(Task prompt): From the records below, print only the part that opens with the line containing "What Plotly.js code" and closes with the line containing "return (H - B"; omit the pictures.

* begin Extracted entries *

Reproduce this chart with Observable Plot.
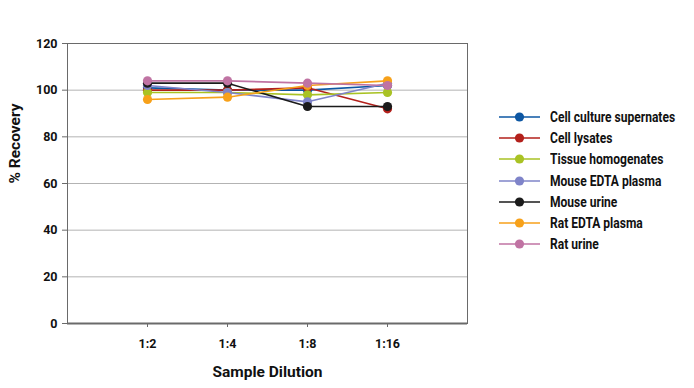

* end Extracted entries *
* begin Extracted entries *

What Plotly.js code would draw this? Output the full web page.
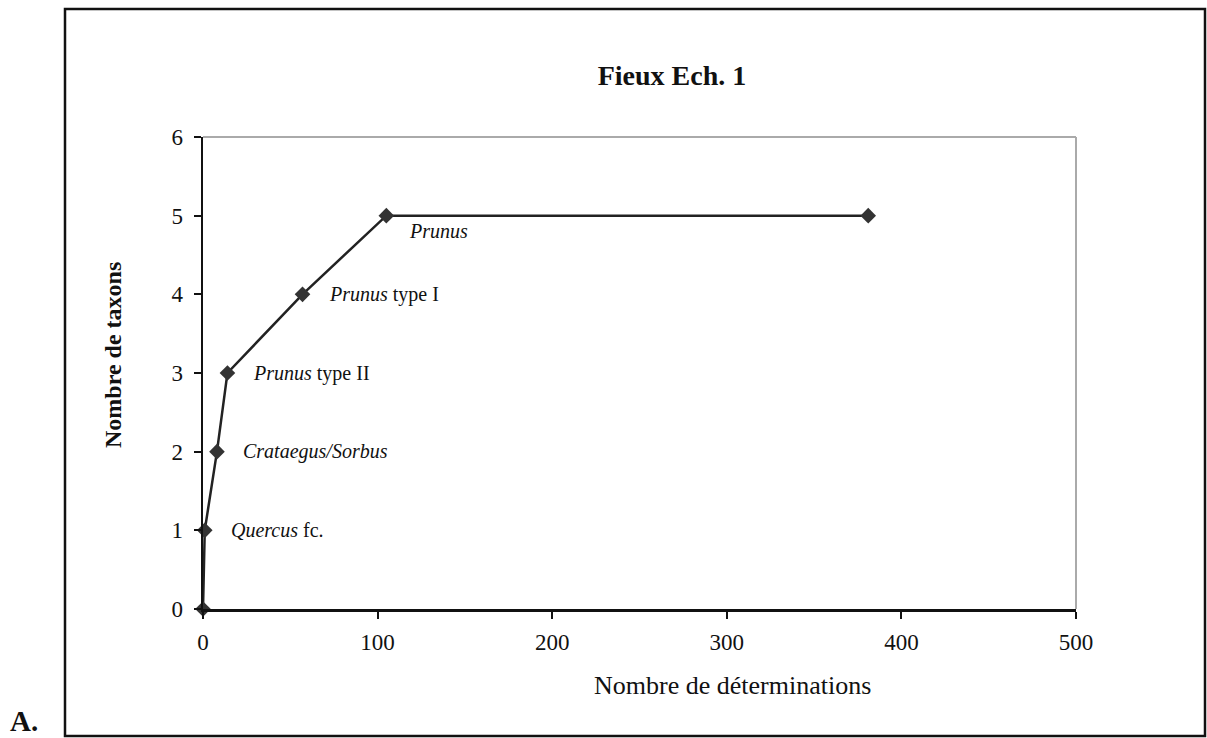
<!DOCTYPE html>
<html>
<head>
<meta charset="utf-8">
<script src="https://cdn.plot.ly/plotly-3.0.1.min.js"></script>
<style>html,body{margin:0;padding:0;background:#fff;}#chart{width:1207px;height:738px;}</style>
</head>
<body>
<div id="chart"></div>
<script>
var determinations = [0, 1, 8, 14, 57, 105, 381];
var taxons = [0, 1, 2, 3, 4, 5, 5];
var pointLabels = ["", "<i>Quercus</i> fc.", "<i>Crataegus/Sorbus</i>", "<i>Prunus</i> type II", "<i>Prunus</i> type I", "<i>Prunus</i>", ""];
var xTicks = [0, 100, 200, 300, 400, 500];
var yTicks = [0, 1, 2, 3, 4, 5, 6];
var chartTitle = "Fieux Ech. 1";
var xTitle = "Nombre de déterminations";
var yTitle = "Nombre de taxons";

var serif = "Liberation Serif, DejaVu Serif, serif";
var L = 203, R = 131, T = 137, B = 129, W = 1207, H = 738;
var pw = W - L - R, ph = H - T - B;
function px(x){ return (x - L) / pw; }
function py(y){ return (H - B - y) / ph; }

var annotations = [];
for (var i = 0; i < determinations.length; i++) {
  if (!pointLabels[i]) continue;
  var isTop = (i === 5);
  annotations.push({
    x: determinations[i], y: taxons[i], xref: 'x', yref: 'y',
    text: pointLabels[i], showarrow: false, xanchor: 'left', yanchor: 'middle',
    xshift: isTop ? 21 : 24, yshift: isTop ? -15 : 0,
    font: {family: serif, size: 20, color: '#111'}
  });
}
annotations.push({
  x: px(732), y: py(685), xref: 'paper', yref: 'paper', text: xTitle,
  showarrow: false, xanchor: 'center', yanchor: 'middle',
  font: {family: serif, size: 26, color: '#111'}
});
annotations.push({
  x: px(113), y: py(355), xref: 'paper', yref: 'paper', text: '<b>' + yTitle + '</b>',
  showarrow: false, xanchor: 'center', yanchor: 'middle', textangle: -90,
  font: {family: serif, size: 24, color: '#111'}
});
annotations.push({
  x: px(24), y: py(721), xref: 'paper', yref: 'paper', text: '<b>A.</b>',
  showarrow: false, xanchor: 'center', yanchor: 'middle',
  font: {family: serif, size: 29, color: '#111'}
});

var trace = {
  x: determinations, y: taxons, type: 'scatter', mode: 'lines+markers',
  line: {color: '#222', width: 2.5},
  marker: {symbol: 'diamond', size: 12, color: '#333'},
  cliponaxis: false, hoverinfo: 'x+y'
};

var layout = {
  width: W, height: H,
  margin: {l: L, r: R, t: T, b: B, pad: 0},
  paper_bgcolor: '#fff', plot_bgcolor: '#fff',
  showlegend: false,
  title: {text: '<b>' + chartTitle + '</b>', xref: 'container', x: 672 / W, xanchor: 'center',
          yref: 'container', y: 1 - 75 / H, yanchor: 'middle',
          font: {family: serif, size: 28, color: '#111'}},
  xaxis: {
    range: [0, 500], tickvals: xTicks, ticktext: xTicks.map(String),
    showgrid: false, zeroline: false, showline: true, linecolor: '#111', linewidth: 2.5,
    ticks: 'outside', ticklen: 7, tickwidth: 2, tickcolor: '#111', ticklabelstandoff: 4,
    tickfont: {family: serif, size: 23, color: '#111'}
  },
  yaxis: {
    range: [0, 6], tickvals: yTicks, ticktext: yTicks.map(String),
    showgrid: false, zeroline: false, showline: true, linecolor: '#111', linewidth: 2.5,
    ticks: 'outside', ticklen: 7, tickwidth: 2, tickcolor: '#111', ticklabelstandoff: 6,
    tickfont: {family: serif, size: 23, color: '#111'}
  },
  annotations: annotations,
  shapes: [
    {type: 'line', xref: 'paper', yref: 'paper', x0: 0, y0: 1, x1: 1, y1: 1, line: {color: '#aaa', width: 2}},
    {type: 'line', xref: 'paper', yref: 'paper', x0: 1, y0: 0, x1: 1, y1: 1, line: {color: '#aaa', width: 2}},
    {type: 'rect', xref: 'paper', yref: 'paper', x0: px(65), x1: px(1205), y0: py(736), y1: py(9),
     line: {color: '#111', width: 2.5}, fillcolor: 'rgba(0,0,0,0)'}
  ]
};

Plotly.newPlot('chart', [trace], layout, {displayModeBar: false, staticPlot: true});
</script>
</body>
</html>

* end Extracted entries *

(Exercise result):
What Plotly.js code would draw this? Output the full web page.
<!DOCTYPE html>
<html>
<head>
<meta charset="utf-8">
<script src="https://cdn.plot.ly/plotly-3.0.1.min.js"></script>
<style>html,body{margin:0;padding:0;background:#fff;}#chart{width:1207px;height:738px;}</style>
</head>
<body>
<div id="chart"></div>
<script>
var determinations = [0, 1, 8, 14, 57, 105, 381];
var taxons = [0, 1, 2, 3, 4, 5, 5];
var pointLabels = ["", "<i>Quercus</i> fc.", "<i>Crataegus/Sorbus</i>", "<i>Prunus</i> type II", "<i>Prunus</i> type I", "<i>Prunus</i>", ""];
var xTicks = [0, 100, 200, 300, 400, 500];
var yTicks = [0, 1, 2, 3, 4, 5, 6];
var chartTitle = "Fieux Ech. 1";
var xTitle = "Nombre de déterminations";
var yTitle = "Nombre de taxons";

var serif = "Liberation Serif, DejaVu Serif, serif";
var L = 203, R = 131, T = 137, B = 129, W = 1207, H = 738;
var pw = W - L - R, ph = H - T - B;
function px(x){ return (x - L) / pw; }
function py(y){ return (H - B - y) / ph; }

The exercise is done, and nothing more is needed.